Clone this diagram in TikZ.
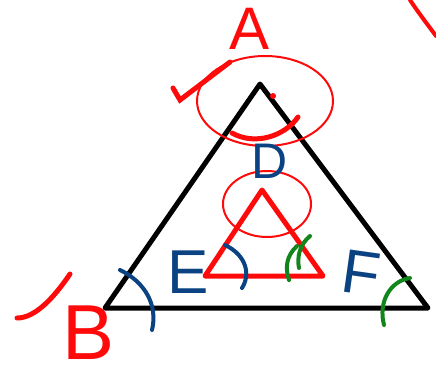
\documentclass[tikz,border=0pt]{standalone}
\usepackage{xcolor}
\usepackage{tikz}
\usepackage{fontspec}
\setsansfont{Liberation Sans}
\usetikzlibrary{calc}
\definecolor{inkred}{HTML}{FF0A0A}
\definecolor{inkblue}{HTML}{0A4282}
\definecolor{inkgreen}{HTML}{12861A}

\begin{document}
\begin{tikzpicture}[x=1pt, y=-1pt,
    outline/.style={line width=5pt, black, line join=round, line cap=round},
    innertri/.style={line width=5pt, inkred, line join=round, line cap=round},
    ring/.style={line width=2pt, inkred},
    pen/.style={line width=4pt, line cap=round},
    letter/.style={inner sep=0pt},
]
    \useasboundingbox (0, 0) rectangle (436, 376);

    % Outer triangle
    \coordinate (topA) at (260, 84);
    \coordinate (cornerB) at (105, 308);
    \coordinate (cornerC) at (428, 308);
    \draw[outline] (topA) -- (cornerB) -- (cornerC) -- cycle;

    % Inner red triangle
    \coordinate (innerTop) at (262, 190);
    \coordinate (innerL) at (205, 276);
    \coordinate (innerR) at (323, 276);
    \draw[innertri] (innerTop) -- (innerL) -- (innerR) -- cycle;

    % Circles round the apexes
    \draw[ring] (265, 101) ellipse (68 and 45);
    \draw[ring] (267, 204) ellipse (44 and 33);
    \fill[inkred] (273, 96) circle (3);

    % Red marks
    \draw[pen, inkred, line width=5pt] (173, 88) -- (180, 100) -- (230, 62);
    \draw[pen, inkred, line width=5pt] (232, 133) .. controls (255, 146) and (285, 136) .. (298, 117);
    \draw[pen, inkred] (410, 0) .. controls (420, 15) and (428, 25) .. (436, 36);
    \draw[pen, inkred, line width=5pt] (17, 318) .. controls (36, 318) and (55, 296) .. (70, 274);

    % Blue angle arcs
    \draw[pen, inkblue] (120, 270) .. controls (145, 282) and (158, 305) .. (152, 330);
    \draw[pen, inkblue] (225, 245) .. controls (246, 255) and (251, 274) .. (242, 288);

    % Green angle arcs
    \draw[pen, inkgreen] (297, 246) .. controls (286, 256) and (285, 268) .. (289, 280);
    \draw[pen, inkgreen] (310, 236) .. controls (299, 245) and (297, 258) .. (299, 268);
    \draw[pen, inkgreen] (410, 278) .. controls (390, 281) and (378, 302) .. (384, 325);

    % Letters
    \node[letter, inkred, font=\fontsize{60}{60}\sffamily] (labelA) at (250, 29) {A};
    \node[letter, inkred, font=\fontsize{78}{78}\sffamily] (labelB) at (89, 333) {B};
    \node[letter, inkblue, font=\fontsize{50}{50}\sffamily] (labelD) at (270, 161) {D};
    \node[letter, inkblue, font=\fontsize{62}{62}\sffamily] (labelE) at (188, 272) {E};
    \node[letter, inkblue, font=\fontsize{62}{62}\sffamily, rotate=-8] (labelF) at (361, 273) {F};
\end{tikzpicture}
\end{document}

• • •

Short exercise: Quote, please, every line of the material above from its start through the line that has "rectangle (436, 376);", reproducing the words exactly and dropping any images.

Answer below:
Clone this diagram in TikZ.
\documentclass[tikz,border=0pt]{standalone}
\usepackage{xcolor}
\usepackage{tikz}
\usepackage{fontspec}
\setsansfont{Liberation Sans}
\usetikzlibrary{calc}
\definecolor{inkred}{HTML}{FF0A0A}
\definecolor{inkblue}{HTML}{0A4282}
\definecolor{inkgreen}{HTML}{12861A}

\begin{document}
\begin{tikzpicture}[x=1pt, y=-1pt,
    outline/.style={line width=5pt, black, line join=round, line cap=round},
    innertri/.style={line width=5pt, inkred, line join=round, line cap=round},
    ring/.style={line width=2pt, inkred},
    pen/.style={line width=4pt, line cap=round},
    letter/.style={inner sep=0pt},
]
    \useasboundingbox (0, 0) rectangle (436, 376);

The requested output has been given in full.